The state already caps interest rates on consumer loans under $2,500 but not for amounts over that threshold. In 2009, 8,468 loans for amounts between $2,500 and $10,000 came with interest rates over 100%, according to data from state regulators. Lenders now issue more than 350,000 loans each year with interest rates in the triple digits. A legislative analysis said at least one out of three borrowers is unable to pay their loans.

But proposals to cap interest rates in recent years have faltered at California's Legislature. Several lawmakers still expressed concern about the latest proposal, suggesting it could drive lenders out of the market, pushing consumers with low incomes toward unregulated lenders or cutting off their easy access to capital.

"Without these alternative financial service providers, those folks would have nowhere else to go," said Democratic Assemblywoman Sydney Kamlager-Dove of Los Angeles.

Assembly Speaker Anthony Rendon dismissed arguments the bill would ultimately harm low-income residents.

"Those are merely talking points of an industry that has repeatedly lied to members of this chamber," he said.
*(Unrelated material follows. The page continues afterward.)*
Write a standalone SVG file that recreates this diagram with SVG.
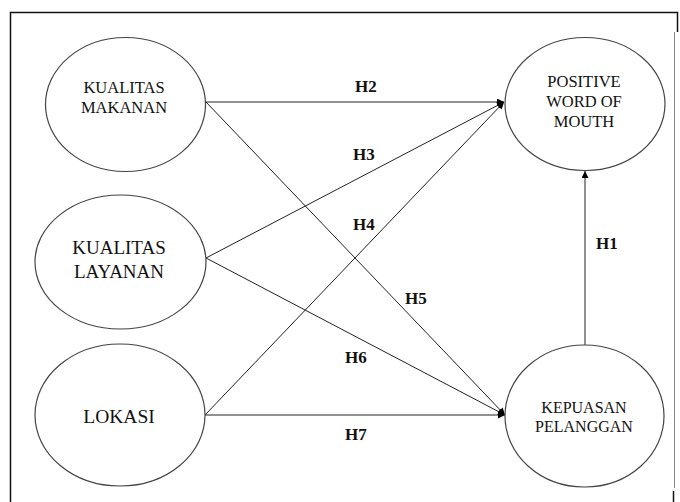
<svg xmlns="http://www.w3.org/2000/svg" width="680" height="502" viewBox="0 0 680 502" font-family="'Liberation Serif', 'Times New Roman', Times, serif">
<defs>
<marker id="ah" viewBox="0 0 10 10" refX="10" refY="5" markerWidth="8" markerHeight="7" markerUnits="userSpaceOnUse" orient="auto">
<path d="M0,0 L10,5 L0,10 z" fill="#000"/>
</marker>
<style>
.node ellipse{fill:#fff;stroke:#444;stroke-width:1.2}
.node text{fill:#111;text-anchor:middle}
.conn line{stroke:#222;stroke-width:1;marker-end:url(#ah)}
.lbl{font-weight:bold;font-size:17px;fill:#111}
</style>
</defs>
<rect width="680" height="502" fill="#fff"/>
<g id="frame" fill="none">
<path d="M10.5,502 V12.5 H677.5 V32" stroke="#111" stroke-width="1.5"/>
<line x1="674.5" y1="32" x2="674.5" y2="488" stroke="#888" stroke-width="1"/>
<line x1="673.5" y1="491" x2="673.5" y2="502" stroke="#111" stroke-width="1.5"/>
</g>
<g id="connectors" class="conn">
<line x1="206" y1="102" x2="504" y2="102"/>
<line x1="206" y1="102" x2="505" y2="415"/>
<line x1="206" y1="258" x2="504" y2="102"/>
<line x1="206" y1="258" x2="505" y2="415"/>
<line x1="205" y1="415" x2="504" y2="102"/>
<line x1="205" y1="415" x2="505" y2="415"/>
<line x1="585" y1="345" x2="585" y2="171"/>
</g>
<g id="labels">
<text class="lbl" x="355" y="92">H2</text>
<text class="lbl" x="353" y="160">H3</text>
<text class="lbl" x="353" y="230">H4</text>
<text class="lbl" x="405" y="304">H5</text>
<text class="lbl" x="345" y="363">H6</text>
<text class="lbl" x="345" y="440">H7</text>
<text class="lbl" x="596" y="249">H1</text>
</g>
<g id="kualitas-makanan" class="node">
<ellipse cx="125.5" cy="104.5" rx="80" ry="67"/>
<text x="124" y="93" font-size="16.5">KUALITAS</text>
<text x="124" y="113" font-size="16.5">MAKANAN</text>
</g>
<g id="kualitas-layanan" class="node">
<ellipse cx="120.5" cy="262" rx="85.5" ry="67"/>
<text x="119" y="254" font-size="19">KUALITAS</text>
<text x="119" y="278" font-size="19">LAYANAN</text>
</g>
<g id="lokasi" class="node">
<ellipse cx="120" cy="415" rx="85" ry="71"/>
<text x="119" y="423" font-size="19.5">LOKASI</text>
</g>
<g id="positive-wom" class="node">
<ellipse cx="585" cy="104" rx="80" ry="66.5"/>
<text x="584" y="87" font-size="16.5">POSITIVE</text>
<text x="584" y="107" font-size="16.5">WORD OF</text>
<text x="584" y="127" font-size="16.5">MOUTH</text>
</g>
<g id="kepuasan-pelanggan" class="node">
<ellipse cx="584.5" cy="416" rx="79.5" ry="71"/>
<text x="584" y="413" font-size="16">KEPUASAN</text>
<text x="584" y="432" font-size="16">PELANGGAN</text>
</g>
</svg>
Casting the bill as a moral issue, the Democrat said the legislation can be considered as important as any other lawmakers will vote on this year in the country's most populous state.

The bill ended up passing with bipartisan support as one Republican legislator cited religious prohibitions on usury.
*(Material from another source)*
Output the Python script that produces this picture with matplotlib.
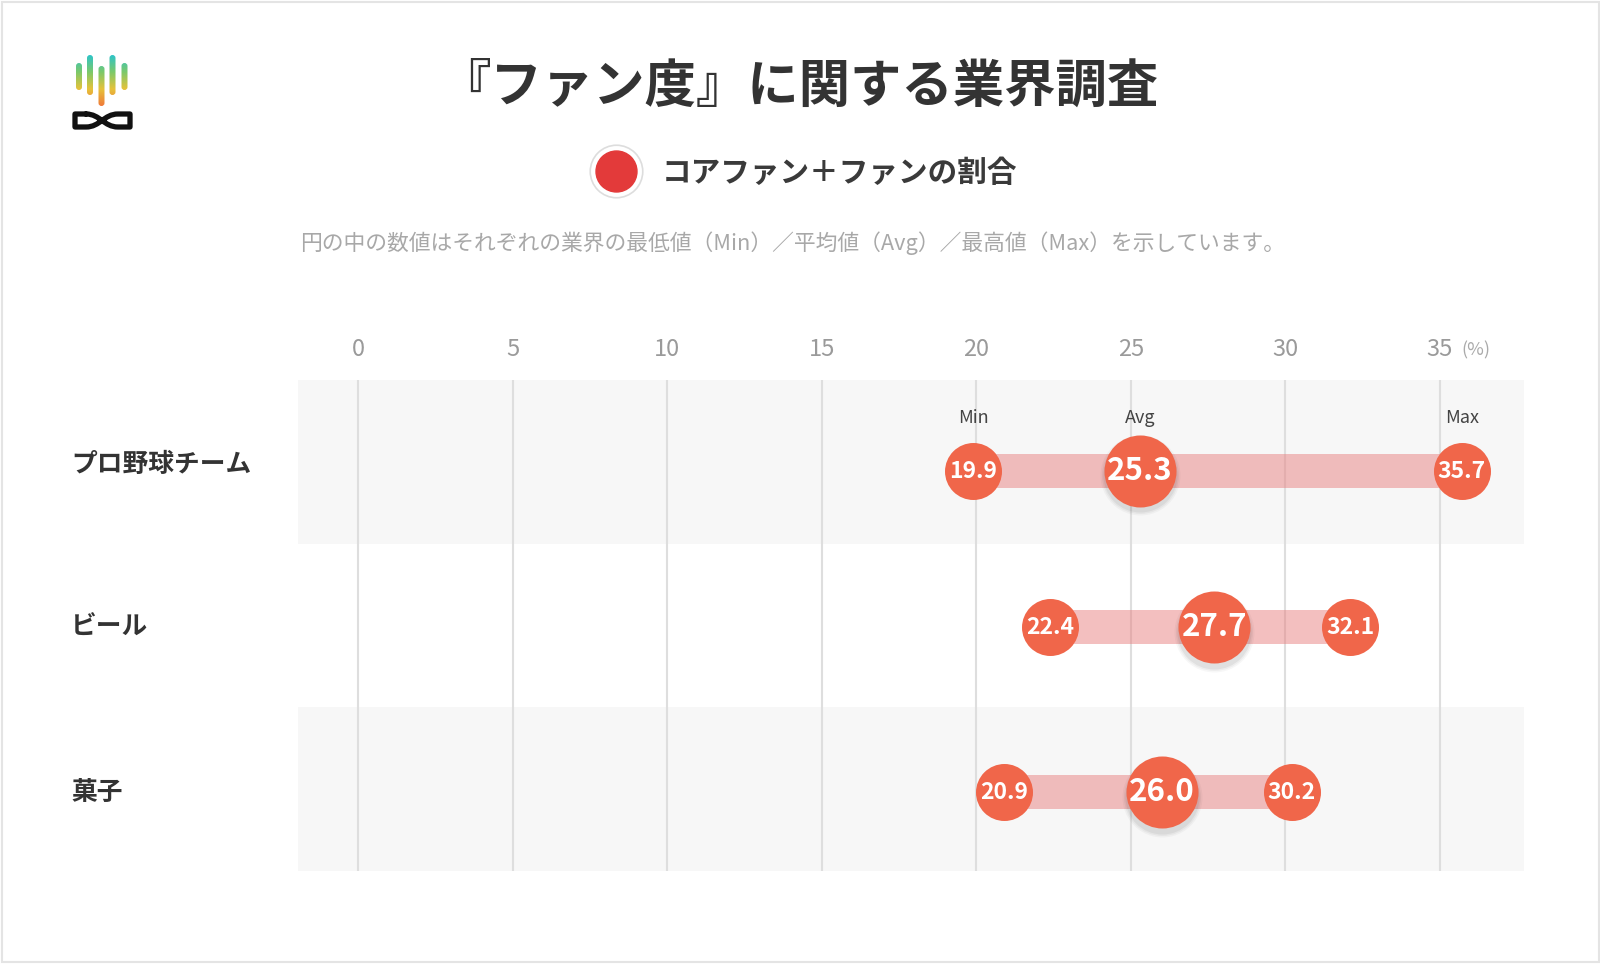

"I'm a free-market capitalist and I'm unashamed of it but we need to stand up and protect people who are being preyed upon," said Assemblyman Jordan Cunningham of San Luis Obispo.

The support of the financial industry this year, too, may also signal that the sector foresees a reckoning in the state or at least further political uncertainty if lawmakers do not approve limits for loans between $2,500 and $10,000.

The California Supreme Court cast a legal question mark last year over the lending industry's practices, deciding in one class action lawsuit that some interest rates can be so high as to be deemed unconscionable under financial laws.

Democratic Assemblywoman Monique Limon of Santa Barbara, the bill's author, also suggested that an interest rate cap could end up on the ballot if the Legislature does not act.

If passed, California would join 38 states and the District of Columbia in capping interest rates for these types of loans, according to a legislative analysis. The level proposed in California would be on the higher end.

Observers expect a bigger political fight when the bill heads to the state Senate, however.

Opponents of the bill have launched an advertising campaign aimed at stopping it.

The trade group Online Lenders Alliance has bought ads on Sacramento television stations, according to Federal Communication Commission filings.

A group calling itself Don't Lock Me Out California has also bought online ads attacking the bill.